PROMPT:
Transcribe the records that follow. Keep every word exactly, and drop the pictures.

RECORDS TO PROCESS:
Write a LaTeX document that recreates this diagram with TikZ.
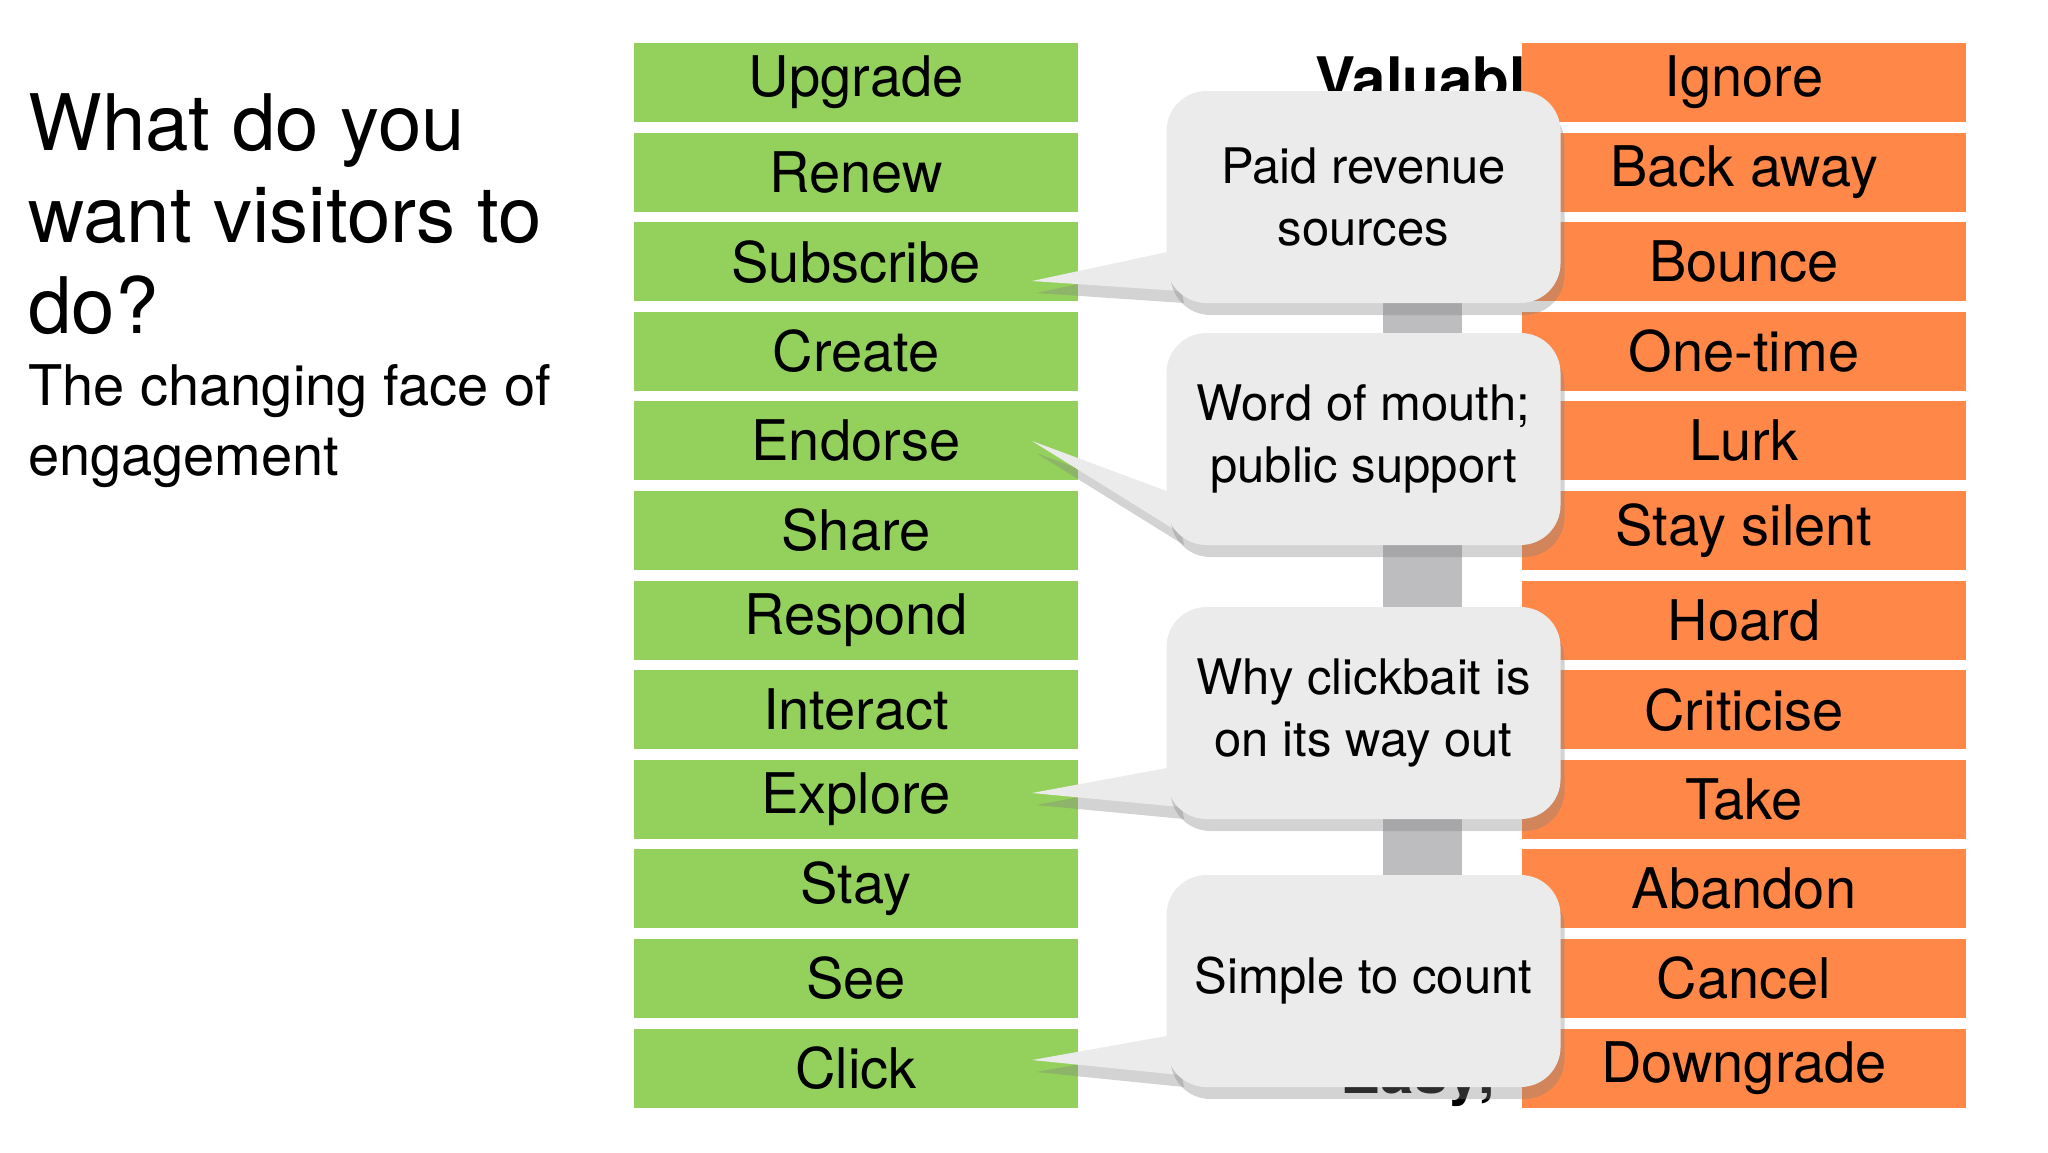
\documentclass[tikz,border=0pt]{standalone}
\usepackage{fontspec}
\setmainfont{TeX Gyre Heros}
\usetikzlibrary{shadows,calc}
\definecolor{grn}{HTML}{94D15C}
\definecolor{org}{HTML}{FF8848}
\definecolor{cfill}{HTML}{EBEBEC}
\definecolor{bar}{HTML}{BDBDBF}
\tikzset{
 box/.style={minimum width=222pt,minimum height=39.5pt,inner sep=0pt,font=\fontsize{28}{30}\selectfont},
 gbox/.style={box,fill=grn},
 obox/.style={box,fill=org},
 callout/.style={fill=cfill,rounded corners=20pt,minimum width=197pt,minimum height=106pt,align=center,inner sep=0pt,font=\fontsize{24.5}{31}\selectfont,drop shadow={shadow xshift=2pt,shadow yshift=-6pt,opacity=0.35}},
 tail/.style={fill=cfill,drop shadow={shadow xshift=2pt,shadow yshift=-6pt,opacity=0.35}},
}
\begin{document}
\begin{tikzpicture}[x=0.5pt,y=-0.5pt]
\useasboundingbox (0,0) rectangle (2048,1152);
% left texts
\node[anchor=base west,inner sep=0pt,align=left,font=\fontsize{39}{46}\selectfont] (t1) at (28,150) {What do you};
\node[anchor=base west,inner sep=0pt,font=\fontsize{39}{46}\selectfont] (t2) at (28,242) {want visitors to};
\node[anchor=base west,inner sep=0pt,font=\fontsize{39}{46}\selectfont] (t3) at (28,333) {do?};
\node[anchor=base west,inner sep=0pt,font=\fontsize{28}{35}\selectfont] (s1) at (28,405) {The changing face of};
\node[anchor=base west,inner sep=0pt,font=\fontsize{28}{35}\selectfont] (s2) at (28,475) {engagement};
% hidden background labels
\fill[bar] (1383,290) rectangle (1462,900);
\node[anchor=base east,inner sep=0pt,font=\bfseries\fontsize{30}{34}\selectfont] (v) at (1560,100) {Valuable};
\node[anchor=base east,inner sep=0pt,font=\bfseries\fontsize{30}{34}\selectfont] (e) at (1495,1093) {Easy,};
% columns
\foreach \g/\o [count=\i from 0] in {Upgrade/Ignore,Renew/Back away,Subscribe/Bounce,Create/One-time,Endorse/Lurk,Share/Stay silent,Respond/Hoard,Interact/Criticise,Explore/Take,Stay/Abandon,See/Cancel,Click/Downgrade}{
 \node[gbox] (g\i) at (856,{82.5+89.6*\i}) {\g};
 \node[obox] (o\i) at (1744,{82.5+89.6*\i}) {\o};
}
% callouts
\foreach \n/\top/\tipy/\txt in {a/91/281/{Paid revenue\\sources},b/333/441/{Word of mouth;\\public support},c/607/793/{Why clickbait is\\on its way out},d/875/1060/{Simple to count}}{
 \coordinate (tip\n) at (1032,\tipy);
 \fill[tail] (1172,{\top+212-52}) -- (tip\n) -- (1180,{\top+212-12}) -- cycle;
 \node[callout] (c\n) at (1363.5,{\top+106}) {\txt};
}
\end{tikzpicture}
\end{document}
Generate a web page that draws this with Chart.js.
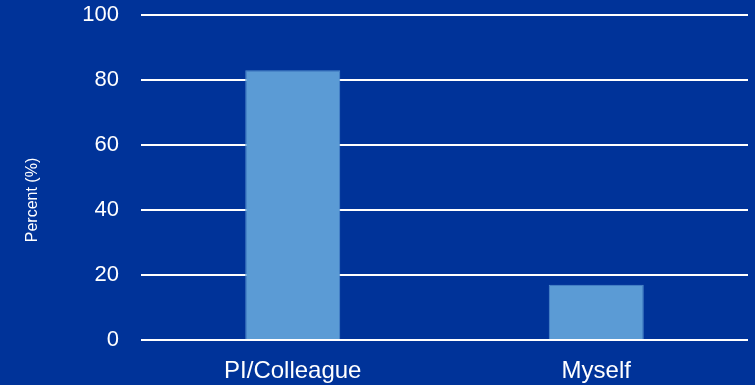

RESULT OF THE TASK:
Write a LaTeX document that recreates this diagram with TikZ.
\documentclass[tikz,border=0pt]{standalone}
\usepackage{fontspec}
\setmainfont{TeX Gyre Heros}
\usetikzlibrary{shadows,calc}
\definecolor{grn}{HTML}{94D15C}
\definecolor{org}{HTML}{FF8848}
\definecolor{cfill}{HTML}{EBEBEC}
\definecolor{bar}{HTML}{BDBDBF}
\tikzset{
 box/.style={minimum width=222pt,minimum height=39.5pt,inner sep=0pt,font=\fontsize{28}{30}\selectfont},
 gbox/.style={box,fill=grn},
 obox/.style={box,fill=org},
 callout/.style={fill=cfill,rounded corners=20pt,minimum width=197pt,minimum height=106pt,align=center,inner sep=0pt,font=\fontsize{24.5}{31}\selectfont,drop shadow={shadow xshift=2pt,shadow yshift=-6pt,opacity=0.35}},
 tail/.style={fill=cfill,drop shadow={shadow xshift=2pt,shadow yshift=-6pt,opacity=0.35}},
}
\begin{document}
\begin{tikzpicture}[x=0.5pt,y=-0.5pt]
\useasboundingbox (0,0) rectangle (2048,1152);
% left texts
\node[anchor=base west,inner sep=0pt,align=left,font=\fontsize{39}{46}\selectfont] (t1) at (28,150) {What do you};
\node[anchor=base west,inner sep=0pt,font=\fontsize{39}{46}\selectfont] (t2) at (28,242) {want visitors to};
\node[anchor=base west,inner sep=0pt,font=\fontsize{39}{46}\selectfont] (t3) at (28,333) {do?};
\node[anchor=base west,inner sep=0pt,font=\fontsize{28}{35}\selectfont] (s1) at (28,405) {The changing face of};
\node[anchor=base west,inner sep=0pt,font=\fontsize{28}{35}\selectfont] (s2) at (28,475) {engagement};
% hidden background labels
\fill[bar] (1383,290) rectangle (1462,900);
\node[anchor=base east,inner sep=0pt,font=\bfseries\fontsize{30}{34}\selectfont] (v) at (1560,100) {Valuable};
\node[anchor=base east,inner sep=0pt,font=\bfseries\fontsize{30}{34}\selectfont] (e) at (1495,1093) {Easy,};
% columns
\foreach \g/\o [count=\i from 0] in {Upgrade/Ignore,Renew/Back away,Subscribe/Bounce,Create/One-time,Endorse/Lurk,Share/Stay silent,Respond/Hoard,Interact/Criticise,Explore/Take,Stay/Abandon,See/Cancel,Click/Downgrade}{
 \node[gbox] (g\i) at (856,{82.5+89.6*\i}) {\g};
 \node[obox] (o\i) at (1744,{82.5+89.6*\i}) {\o};
}
% callouts
\foreach \n/\top/\tipy/\txt in {a/91/281/{Paid revenue\\sources},b/333/441/{Word of mouth;\\public support},c/607/793/{Why clickbait is\\on its way out},d/875/1060/{Simple to count}}{
 \coordinate (tip\n) at (1032,\tipy);
 \fill[tail] (1172,{\top+212-52}) -- (tip\n) -- (1180,{\top+212-12}) -- cycle;
 \node[callout] (c\n) at (1363.5,{\top+106}) {\txt};
}
\end{tikzpicture}
\end{document}
Generate a web page that draws this with Chart.js.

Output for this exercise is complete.